March 22, 2009 A recent survey of women leaders in information technology shows that 92% of those surveyed believe that the ability to influence stakeholders is key to their overall success, and view their influencing approach as very different from the style of their male colleagues. The study was conducted The Leader's Edge/Leaders By Design in partnership with a major professional association for CIOs.
Of the 57 respondents, many represented large corporations with over half employed by companies with revenues of over $1 billion. Most held the title of Chief Information Officer. The study, conducted on-line in the fall of 2008, sought to determine how women CIOs use the art of influencing and was a follow-up to CIO Magazine’s “State of the CIO” survey which ranked “influence” as one of the top executive leadership competencies.
“Influencing is a critical skill in today’s workplace. As organizations have become increasingly complex, more virtual, and flatter in structure, the ability to influence in a variety of ways is paramount to success,” said Nila Betof, Chief Operating Officer of The Leader’s Edge/Leaders By Design. “It is apparent from the study that women employ a more nuanced approach to the art of influencing, Women capitalize on their natural talents to get ahead and use styles which are significantly different than the men’s.”
The most frequently-cited approaches used by women to influence others were collaboration, building alliances and actively listening, all of which are considered skills and strengths most often associated with women. Men, on the other hand, are reported to “exert authority” and use the power of their position to influence others. One woman CIO said, “Men use force and power to get their points made.” Another commented that “Authority is a tricky thing for women… unless you use caution when setting a tone, you may be characterized as being overly emotional.” These contrasts reinforce earlier research by The Leader’s Edge/Leaders By Design showing that women not only have very different leadership styles than men but also a narrower band of acceptable workplace behavior.
Women were asked for advice about improving the effectiveness of influencing others. Eighty-six percent said that one of the best resources was observing the behavior of leaders who are effective and using this behavior as a guide to their own. Mentors were also mentioned as a good resource for learning, with 88% of the more effective, experienced leaders having benefitted from being mentored during their careers.

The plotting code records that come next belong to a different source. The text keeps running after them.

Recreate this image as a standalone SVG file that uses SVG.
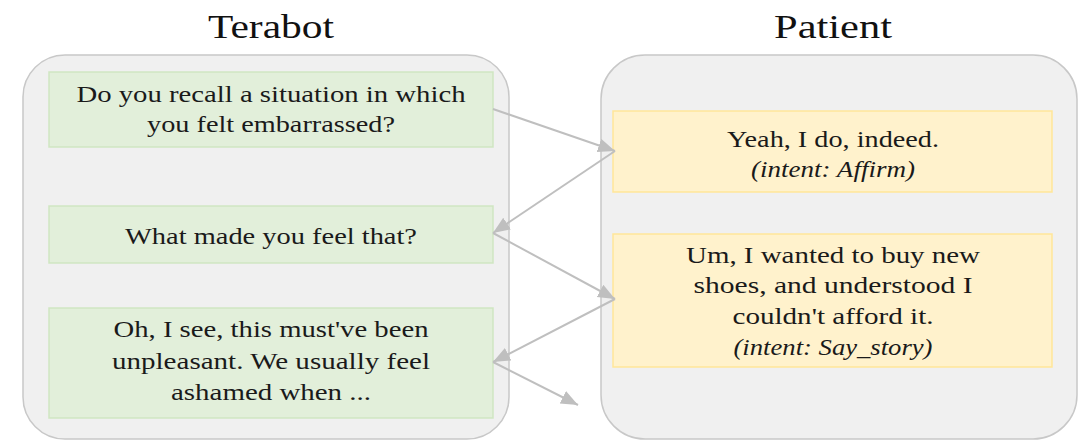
<svg xmlns="http://www.w3.org/2000/svg" width="1081" height="440" viewBox="0 0 1081 440">
<style>
.cont{fill:#f0f0f0;stroke:#c8c8c8;stroke-width:1.5}
.g{fill:#e2efda;stroke:#cfe6c2;stroke-width:1.5}
.y{fill:#fff2cc;stroke:#ffe699;stroke-width:1.5}
.t{font-family:"Liberation Serif","Times New Roman",serif;font-size:24px;fill:#1a1a1a;text-anchor:middle}
.i{font-style:italic}
.title{font-family:"Liberation Serif","Times New Roman",serif;font-size:33px;fill:#111;text-anchor:middle}
.c{stroke:#bfbfbf;stroke-width:2;fill:none;marker-end:url(#ah)}
</style>
<defs>
<marker id="ah" markerUnits="userSpaceOnUse" markerWidth="18" markerHeight="15" refX="17" refY="7" orient="auto">
<path d="M0,0 L17,7 L0,14 z" fill="#bfbfbf"/>
</marker>
</defs>
<rect width="1081" height="440" fill="#ffffff"/>
<g id="terabot">
<rect class="cont" x="23" y="55" width="486" height="384" rx="42" ry="42"/>
<text class="title" x="271" y="38" textLength="126" lengthAdjust="spacingAndGlyphs">Terabot</text>
</g>
<g id="patient">
<rect class="cont" x="601" y="55" width="476" height="384" rx="44" ry="44"/>
<text class="title" x="833" y="38" textLength="118" lengthAdjust="spacingAndGlyphs">Patient</text>
</g>
<g id="t1">
<rect class="g" x="49" y="72" width="444" height="75"/>
<text class="t" x="271" y="102" textLength="389" lengthAdjust="spacingAndGlyphs">Do you recall a situation in which</text>
<text class="t" x="271" y="132" textLength="248" lengthAdjust="spacingAndGlyphs">you felt embarrassed?</text>
</g>
<g id="t2">
<rect class="g" x="49" y="206" width="444" height="57"/>
<text class="t" x="271" y="244" textLength="292" lengthAdjust="spacingAndGlyphs">What made you feel that?</text>
</g>
<g id="t3">
<rect class="g" x="49" y="308" width="444" height="110"/>
<text class="t" x="271" y="337" textLength="315" lengthAdjust="spacingAndGlyphs">Oh, I see, this must've been</text>
<text class="t" x="271" y="369" textLength="318" lengthAdjust="spacingAndGlyphs">unpleasant. We usually feel</text>
<text class="t" x="271" y="400" textLength="200" lengthAdjust="spacingAndGlyphs">ashamed when ...</text>
</g>
<g id="p1">
<rect class="y" x="613" y="111" width="439" height="81"/>
<text class="t" x="833" y="147" textLength="212" lengthAdjust="spacingAndGlyphs">Yeah, I do, indeed.</text>
<text class="t i" x="833" y="177" textLength="164" lengthAdjust="spacingAndGlyphs">(intent: Affirm)</text>
</g>
<g id="p2">
<rect class="y" x="613" y="234" width="439" height="133"/>
<text class="t" x="833" y="263" textLength="294" lengthAdjust="spacingAndGlyphs">Um, I wanted to buy new</text>
<text class="t" x="833" y="293" textLength="279" lengthAdjust="spacingAndGlyphs">shoes, and understood I</text>
<text class="t" x="833" y="324" textLength="201" lengthAdjust="spacingAndGlyphs">couldn't afford it.</text>
<text class="t i" x="833" y="355" textLength="199" lengthAdjust="spacingAndGlyphs">(intent: Say_story)</text>
</g>
<g id="connectors">
<line class="c" x1="493" y1="109" x2="615" y2="151"/>
<line class="c" x1="615" y1="151" x2="493" y2="233"/>
<line class="c" x1="493" y1="233" x2="615" y2="299"/>
<line class="c" x1="615" y1="299" x2="493" y2="362"/>
<line class="c" x1="493" y1="362" x2="578" y2="405"/>
</g>
</svg>
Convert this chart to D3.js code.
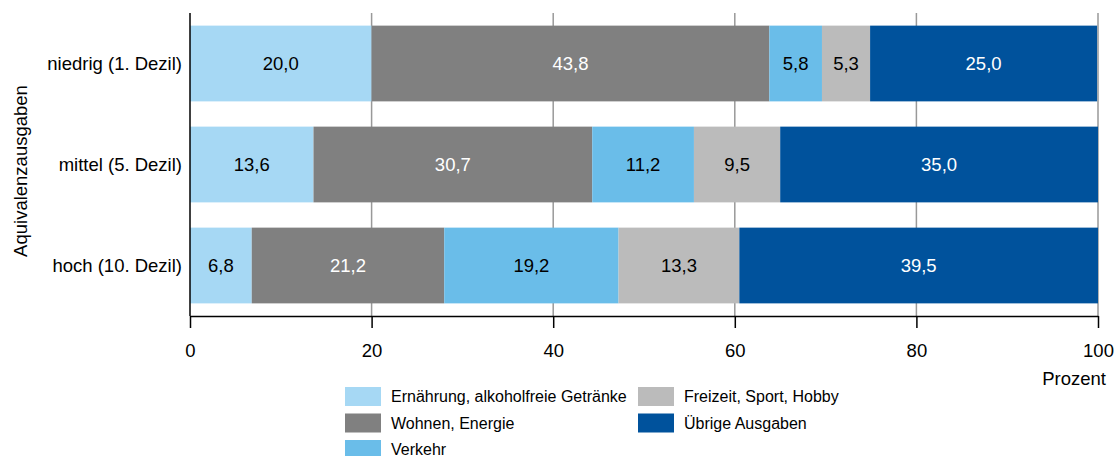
<!DOCTYPE html>
<html><head><meta charset="utf-8">
<script src="https://cdn.jsdelivr.net/npm/d3@7"></script>
<style>body{margin:0;background:#fff;} text{font-family:"Liberation Sans",Arial,sans-serif;}</style>
</head><body>
<svg id="c" width="1116" height="456"></svg>
<script>
const categories = ["niedrig (1. Dezil)", "mittel (5. Dezil)", "hoch (10. Dezil)"];
const seriesNames = ["Ernährung, alkoholfreie Getränke", "Wohnen, Energie", "Verkehr", "Freizeit, Sport, Hobby", "Übrige Ausgaben"];
const ernaehrung = [20.0, 13.6, 6.8];
const wohnen = [43.8, 30.7, 21.2];
const verkehr = [5.8, 11.2, 19.2];
const freizeit = [5.3, 9.5, 13.3];
const uebrige = [25.0, 35.0, 39.5];
const ticks = [0, 20, 40, 60, 80, 100];
const colors = ["#a6d8f4", "#808080", "#6abde9", "#bbbbbb", "#00529c"];
const textColors = ["#000", "#fff", "#000", "#000", "#fff"];

const FS = 18.5;
const series = [ernaehrung, wohnen, verkehr, freizeit, uebrige];
const svg = d3.select("#c");
const x = d3.scaleLinear().domain([0, 100]).range([190, 1098]);
const y = d3.scaleBand().domain(categories).range([13, 316]).paddingInner(0.25).paddingOuter(0.125);

// gridlines
svg.append("g").selectAll("line").data(ticks.filter(t => t > 0)).join("line")
  .attr("x1", d => x(d)).attr("x2", d => x(d)).attr("y1", 13).attr("y2", 316)
  .attr("stroke", "#999").attr("stroke-width", 1.5);

// bars
const rows = categories.map((c, i) => {
  let acc = 0;
  return series.map((s, k) => { const v = s[i]; const r = {cat: c, k, v, x0: acc, x1: acc + v}; acc += v; return r; });
}).flat();

svg.append("g").selectAll("rect").data(rows).join("rect")
  .attr("x", d => x(d.x0)).attr("width", d => x(d.x1) - x(d.x0))
  .attr("y", d => y(d.cat)).attr("height", y.bandwidth())
  .attr("fill", d => colors[d.k]);

svg.append("g").selectAll("text").data(rows).join("text")
  .attr("x", d => (x(d.x0) + x(d.x1)) / 2).attr("y", d => y(d.cat) + y.bandwidth() / 2)
  .attr("dy", "0.35em").attr("text-anchor", "middle").attr("font-size", FS)
  .attr("fill", d => textColors[d.k])
  .text(d => d3.format(".1f")(d.v).replace(".", ","));

// x axis
const xAxis = d3.axisBottom(x).tickValues(ticks).tickSize(12).tickSizeOuter(0).tickPadding(16);
const gx = svg.append("g").attr("transform", "translate(0,316)").call(xAxis);
gx.select(".domain").attr("stroke", "#000").attr("stroke-width", 1.5);
gx.selectAll(".tick line").attr("stroke", "#000").attr("stroke-width", 1.5);
gx.selectAll(".tick text").attr("font-size", FS).attr("fill", "#000");

// zero line
svg.append("line").attr("x1", x(0)).attr("x2", x(0)).attr("y1", 13).attr("y2", 316)
  .attr("stroke", "#000").attr("stroke-width", 1.5);

// category labels
svg.append("g").selectAll("text").data(categories).join("text")
  .attr("x", 182).attr("y", d => y(d) + y.bandwidth() / 2).attr("dy", "0.35em")
  .attr("text-anchor", "end").attr("font-size", FS).attr("fill", "#000").text(d => d);

// y title
svg.append("text").attr("transform", "translate(27,171) rotate(-90)")
  .attr("text-anchor", "middle").attr("font-size", FS).attr("fill", "#000").text("Aquivalenzausgaben");

// x unit
svg.append("text").attr("x", 1106).attr("y", 385).attr("text-anchor", "end")
  .attr("font-size", FS).attr("fill", "#000").text("Prozent");

// legend
const legPos = [[345, 387], [345, 413.5], [345, 440], [638, 387], [638, 413.5]];
const lg = svg.append("g").selectAll("g").data(seriesNames).join("g")
  .attr("transform", (d, i) => `translate(${legPos[i][0]},${legPos[i][1]})`);
lg.append("rect").attr("width", 36).attr("height", 19).attr("fill", (d, i) => colors[i]);
lg.append("text").attr("x", 46).attr("y", 9.5).attr("dy", "0.35em").attr("font-size", 16)
  .attr("fill", "#000").text(d => d);
</script>
</body></html>
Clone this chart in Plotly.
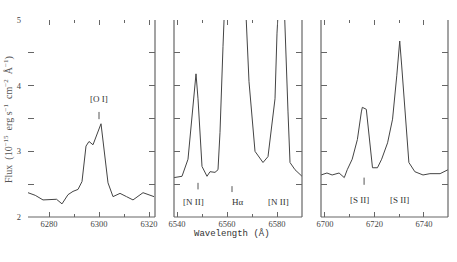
import plotly.graph_objects as go

# Panel 1: [O I] 6300 region
wl_oi = [6271.6, 6274.5, 6277.6, 6280.4, 6283.0, 6285.2, 6287.6, 6289.6, 6291.6, 6293.2,
         6294.8, 6296.0, 6297.6, 6300.8, 6303.6, 6305.6, 6308.4, 6311.0, 6313.6, 6317.6, 6322.0]
fx_oi = [2.37, 2.33, 2.26, 2.27, 2.27, 2.20, 2.34, 2.39, 2.42, 2.54,
         3.08, 3.15, 3.10, 3.42, 2.52, 2.31, 2.36, 2.31, 2.26, 2.37, 2.31]

# Panel 2: [N II] + H-alpha region (peaks run off the top)
wl_ha = [6538.8, 6542.0, 6544.4, 6546.4, 6547.6, 6548.4, 6550.0, 6552.0, 6553.2, 6555.2,
         6556.4, 6557.2, 6558.4, 6563.0, 6568.8, 6571.2, 6574.4, 6576.4, 6579.2, 6580.0,
         6582.0, 6584.4, 6585.2, 6587.2, 6590.0]
fx_ha = [2.60, 2.62, 2.88, 3.65, 4.18, 3.80, 2.77, 2.62, 2.69, 2.68,
         2.72, 3.29, 4.60, 9.00, 4.06, 3.00, 2.83, 2.92, 3.80, 4.80,
         6.20, 3.60, 2.83, 2.72, 2.62]

# Panel 3: [S II] doublet region
wl_sii = [6698.4, 6700.8, 6702.9, 6705.7, 6707.8, 6709.0, 6711.0, 6713.1, 6714.7, 6715.1,
          6716.7, 6718.0, 6719.2, 6721.2, 6722.9, 6725.3, 6727.3, 6729.0, 6730.2, 6731.0,
          6733.1, 6733.9, 6736.3, 6739.6, 6742.4, 6746.5, 6749.7]
fx_sii = [2.64, 2.67, 2.64, 2.67, 2.60, 2.72, 2.88, 3.18, 3.60, 3.67,
          3.64, 3.18, 2.75, 2.75, 2.88, 3.13, 3.49, 4.15, 4.68, 4.30,
          3.18, 2.83, 2.69, 2.64, 2.66, 2.66, 2.72]

x_ranges = [[6271.6, 6322.4], [6538.8, 6590.0], [6698.4, 6749.7]]
x_tick0 = [6280, 6540, 6700]
y_range = [2, 5]

# line identifications: (panel, text, label x, label y)
labels = [(1, "[O I]", 6300.0, 3.80), (2, "[N II]", 6546.4, 2.23), (2, "Hα", 6564.4, 2.23),
          (2, "[N II]", 6580.4, 2.23), (3, "[S II]", 6714.1, 2.26), (3, "[S II]", 6730.3, 2.26)]
# id ticks: (panel, wavelength, y0, y1)
id_ticks = [(1, 6300.0, 3.49, 3.60), (2, 6548.4, 2.42, 2.52), (2, 6562.0, 2.38, 2.47),
            (3, 6715.8, 2.49, 2.60)]

W, H = 457, 262
dom_x = [[28 / W, 155 / W], [174 / W, 302 / W], [321 / W, 448 / W]]
dom_y = [1 - 217 / H, 1 - 20 / H]

ink = "#444444"
axc = "#666666"
tfont = dict(family="Liberation Serif", size=8.5, color="#444")

fig = go.Figure()
for i, (wl, fx) in enumerate([(wl_oi, fx_oi), (wl_ha, fx_ha), (wl_sii, fx_sii)]):
    n = "" if i == 0 else str(i + 1)
    fig.add_trace(go.Scatter(x=wl, y=fx, mode="lines", xaxis="x" + n, yaxis="y" + n,
                             line=dict(color=ink, width=1), showlegend=False,
                             hoverinfo="skip"))

layout = dict(width=W, height=H, margin=dict(l=0, r=0, t=0, b=0, pad=0, autoexpand=False),
              paper_bgcolor="white", plot_bgcolor="white", showlegend=False)
shapes = []
for i in range(3):
    n = "" if i == 0 else str(i + 1)
    layout["xaxis" + n] = dict(domain=dom_x[i], range=x_ranges[i], anchor="y" + n,
                               tickmode="linear", tick0=x_tick0[i], dtick=20,
                               ticks="inside", ticklen=5, tickcolor=axc, tickwidth=1,
                               mirror="ticks", showline=False, showgrid=False, zeroline=False,
                               tickfont=tfont, ticklabelstandoff=0, automargin=False,
                               minor=dict(dtick=10, tick0=x_tick0[i], ticks="inside",
                                          ticklen=3, tickcolor=axc))
    layout["yaxis" + n] = dict(domain=dom_y, range=y_range, anchor="x" + n,
                               tickmode="linear", tick0=2, dtick=1,
                               ticks="inside", ticklen=6, tickcolor=axc, tickwidth=1,
                               mirror="ticks", showline=False, showgrid=False, zeroline=False,
                               showticklabels=(i == 0), tickfont=tfont,
                               ticklabelstandoff=6, automargin=False,
                               minor=dict(dtick=0.5, ticks="inside", ticklen=6,
                                          tickcolor=axc))
    xr, yr = "x" + n + " domain", "y" + n + " domain"
    sides = [(0, 0, 1, 0), (1, 0, 1, 1)]
    if i > 0:
        sides.append((0, 0, 0, 1))
    for x0, y0, x1, y1 in sides:
        shapes.append(dict(type="line", xref=xr, yref=yr, x0=x0, y0=y0, x1=x1, y1=y1,
                           line=dict(color=axc, width=1.2)))

for p, w, y0, y1 in id_ticks:
    n = "" if p == 1 else str(p)
    shapes.append(dict(type="line", xref="x" + n, yref="y" + n, x0=w, x1=w, y0=y0, y1=y1,
                       line=dict(color="#555", width=1)))

annotations = []
for p, t, x, y in labels:
    n = "" if p == 1 else str(p)
    annotations.append(dict(text=t, x=x, y=y, xref="x" + n, yref="y" + n, showarrow=False,
                            font=dict(family="Liberation Serif", size=9, color="#333")))
annotations.append(dict(text="Flux  (10<sup>−15</sup>  erg s<sup>−1</sup>  cm<sup>−2</sup>  Å<sup>−1</sup>)",
                        x=8 / W, y=1 - 120 / H, xref="paper", yref="paper", showarrow=False,
                        xanchor="center", yanchor="middle",
                        textangle=-90, font=dict(family="Liberation Serif", size=10, color="#555")))
annotations.append(dict(text="Wavelength (Å)", x=232 / W, y=1 - 233 / H, xref="paper",
                        yref="paper", showarrow=False, xanchor="center", yanchor="middle",
                        font=dict(family="Liberation Mono", size=9, color="#333")))

layout["shapes"] = shapes
layout["annotations"] = annotations
fig.update_layout(**layout)
fig.write_html("out.html", config={"displayModeBar": False, "staticPlot": True},
               post_script="document.body.style.margin='0';document.body.style.overflow='hidden';")
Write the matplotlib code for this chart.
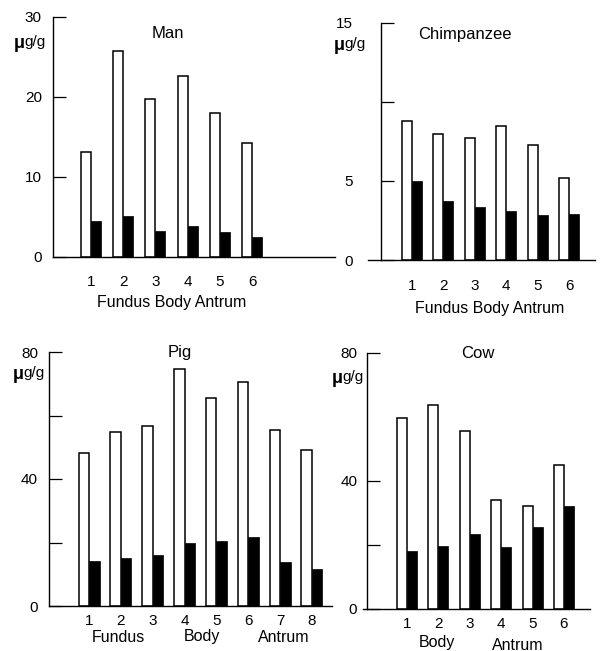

When asked for the most important lessons learned, many respondents cited the need to “understand the interests, position and motivations of those you are attempting to influence.” One woman pointed out the need to have this information well in advance by saying, “Never walk into a meeting without knowing the vote count.” Another piece of advice for women was to listen well and communicate effectively. Men and women who independently present the same material are often treated differently, one senior woman cautioned. She added, “There is still a strong tendency to have greater trust in what a man says or presents than in what a woman says or presents.”
The study showed that the majority of women respondents take advantage of skills and styles with which they are most comfortable and which have provided successful results in the past. Yet fewer than half of those polled rated themselves as “very effective” at influencing. This may indicate that women have much to gain from coaching, leadership training, mentoring and other resources. A comprehensive assessment of their individual styles and a plan to address weaknesses would broaden the skills of women, and make their management and interaction with other executives more effective.